#### ENTRIES
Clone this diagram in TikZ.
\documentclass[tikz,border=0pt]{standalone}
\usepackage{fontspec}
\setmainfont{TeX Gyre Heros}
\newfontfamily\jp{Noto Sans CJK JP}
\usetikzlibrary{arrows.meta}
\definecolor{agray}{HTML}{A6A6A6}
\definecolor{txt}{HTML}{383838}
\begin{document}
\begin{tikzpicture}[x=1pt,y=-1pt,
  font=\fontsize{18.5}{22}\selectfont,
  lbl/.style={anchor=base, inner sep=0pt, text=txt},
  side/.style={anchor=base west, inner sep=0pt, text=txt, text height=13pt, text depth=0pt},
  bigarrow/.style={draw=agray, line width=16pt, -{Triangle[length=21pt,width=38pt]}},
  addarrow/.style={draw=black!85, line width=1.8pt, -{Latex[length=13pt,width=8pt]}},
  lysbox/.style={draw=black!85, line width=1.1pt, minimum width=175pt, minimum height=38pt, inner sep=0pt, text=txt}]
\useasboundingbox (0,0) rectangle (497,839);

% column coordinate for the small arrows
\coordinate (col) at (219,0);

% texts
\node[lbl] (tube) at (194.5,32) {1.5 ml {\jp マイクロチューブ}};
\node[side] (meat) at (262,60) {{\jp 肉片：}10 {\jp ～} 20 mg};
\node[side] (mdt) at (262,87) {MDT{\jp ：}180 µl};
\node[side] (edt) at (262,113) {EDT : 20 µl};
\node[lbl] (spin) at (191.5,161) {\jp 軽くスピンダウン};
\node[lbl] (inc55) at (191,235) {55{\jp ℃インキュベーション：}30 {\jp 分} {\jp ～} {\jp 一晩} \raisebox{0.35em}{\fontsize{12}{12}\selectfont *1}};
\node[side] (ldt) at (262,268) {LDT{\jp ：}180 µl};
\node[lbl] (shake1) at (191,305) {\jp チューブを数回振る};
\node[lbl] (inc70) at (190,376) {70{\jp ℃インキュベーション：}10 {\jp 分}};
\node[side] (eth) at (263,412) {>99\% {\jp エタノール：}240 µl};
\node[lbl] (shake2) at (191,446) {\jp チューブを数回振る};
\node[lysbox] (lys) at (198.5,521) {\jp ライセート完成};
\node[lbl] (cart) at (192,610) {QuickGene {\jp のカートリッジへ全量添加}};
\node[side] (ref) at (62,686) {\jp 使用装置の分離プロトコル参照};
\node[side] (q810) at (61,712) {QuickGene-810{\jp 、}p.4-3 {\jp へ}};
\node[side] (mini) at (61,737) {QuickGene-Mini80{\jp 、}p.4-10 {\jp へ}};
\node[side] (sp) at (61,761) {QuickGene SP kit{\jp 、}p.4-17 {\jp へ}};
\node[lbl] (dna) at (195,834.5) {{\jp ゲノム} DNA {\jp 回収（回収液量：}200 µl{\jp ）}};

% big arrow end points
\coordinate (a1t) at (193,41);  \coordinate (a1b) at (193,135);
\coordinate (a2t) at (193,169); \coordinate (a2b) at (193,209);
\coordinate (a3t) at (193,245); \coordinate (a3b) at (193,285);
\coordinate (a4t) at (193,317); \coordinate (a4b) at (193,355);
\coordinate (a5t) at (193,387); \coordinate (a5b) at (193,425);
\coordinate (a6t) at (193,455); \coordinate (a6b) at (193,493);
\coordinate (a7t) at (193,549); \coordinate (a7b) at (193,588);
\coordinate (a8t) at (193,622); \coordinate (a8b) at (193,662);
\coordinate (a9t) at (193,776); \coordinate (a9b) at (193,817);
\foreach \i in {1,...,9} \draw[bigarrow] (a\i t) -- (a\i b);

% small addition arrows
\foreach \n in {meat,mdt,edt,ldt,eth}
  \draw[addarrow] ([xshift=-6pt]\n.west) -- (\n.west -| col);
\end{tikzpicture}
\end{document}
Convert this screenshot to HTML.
########
**GIVEN PROBLEM**
Write out every line of the records exactly.

**ANSWER TO THE TASK**
Clone this diagram in TikZ.
\documentclass[tikz,border=0pt]{standalone}
\usepackage{fontspec}
\setmainfont{TeX Gyre Heros}
\newfontfamily\jp{Noto Sans CJK JP}
\usetikzlibrary{arrows.meta}
\definecolor{agray}{HTML}{A6A6A6}
\definecolor{txt}{HTML}{383838}
\begin{document}
\begin{tikzpicture}[x=1pt,y=-1pt,
  font=\fontsize{18.5}{22}\selectfont,
  lbl/.style={anchor=base, inner sep=0pt, text=txt},
  side/.style={anchor=base west, inner sep=0pt, text=txt, text height=13pt, text depth=0pt},
  bigarrow/.style={draw=agray, line width=16pt, -{Triangle[length=21pt,width=38pt]}},
  addarrow/.style={draw=black!85, line width=1.8pt, -{Latex[length=13pt,width=8pt]}},
  lysbox/.style={draw=black!85, line width=1.1pt, minimum width=175pt, minimum height=38pt, inner sep=0pt, text=txt}]
\useasboundingbox (0,0) rectangle (497,839);

% column coordinate for the small arrows
\coordinate (col) at (219,0);

% texts
\node[lbl] (tube) at (194.5,32) {1.5 ml {\jp マイクロチューブ}};
\node[side] (meat) at (262,60) {{\jp 肉片：}10 {\jp ～} 20 mg};
\node[side] (mdt) at (262,87) {MDT{\jp ：}180 µl};
\node[side] (edt) at (262,113) {EDT : 20 µl};
\node[lbl] (spin) at (191.5,161) {\jp 軽くスピンダウン};
\node[lbl] (inc55) at (191,235) {55{\jp ℃インキュベーション：}30 {\jp 分} {\jp ～} {\jp 一晩} \raisebox{0.35em}{\fontsize{12}{12}\selectfont *1}};
\node[side] (ldt) at (262,268) {LDT{\jp ：}180 µl};
\node[lbl] (shake1) at (191,305) {\jp チューブを数回振る};
\node[lbl] (inc70) at (190,376) {70{\jp ℃インキュベーション：}10 {\jp 分}};
\node[side] (eth) at (263,412) {>99\% {\jp エタノール：}240 µl};
\node[lbl] (shake2) at (191,446) {\jp チューブを数回振る};
\node[lysbox] (lys) at (198.5,521) {\jp ライセート完成};
\node[lbl] (cart) at (192,610) {QuickGene {\jp のカートリッジへ全量添加}};
\node[side] (ref) at (62,686) {\jp 使用装置の分離プロトコル参照};
\node[side] (q810) at (61,712) {QuickGene-810{\jp 、}p.4-3 {\jp へ}};
\node[side] (mini) at (61,737) {QuickGene-Mini80{\jp 、}p.4-10 {\jp へ}};
\node[side] (sp) at (61,761) {QuickGene SP kit{\jp 、}p.4-17 {\jp へ}};
\node[lbl] (dna) at (195,834.5) {{\jp ゲノム} DNA {\jp 回収（回収液量：}200 µl{\jp ）}};

% big arrow end points
\coordinate (a1t) at (193,41);  \coordinate (a1b) at (193,135);
\coordinate (a2t) at (193,169); \coordinate (a2b) at (193,209);
\coordinate (a3t) at (193,245); \coordinate (a3b) at (193,285);
\coordinate (a4t) at (193,317); \coordinate (a4b) at (193,355);
\coordinate (a5t) at (193,387); \coordinate (a5b) at (193,425);
\coordinate (a6t) at (193,455); \coordinate (a6b) at (193,493);
\coordinate (a7t) at (193,549); \coordinate (a7b) at (193,588);
\coordinate (a8t) at (193,622); \coordinate (a8b) at (193,662);
\coordinate (a9t) at (193,776); \coordinate (a9b) at (193,817);
\foreach \i in {1,...,9} \draw[bigarrow] (a\i t) -- (a\i b);

% small addition arrows
\foreach \n in {meat,mdt,edt,ldt,eth}
  \draw[addarrow] ([xshift=-6pt]\n.west) -- (\n.west -| col);
\end{tikzpicture}
\end{document}
Convert this screenshot to HTML.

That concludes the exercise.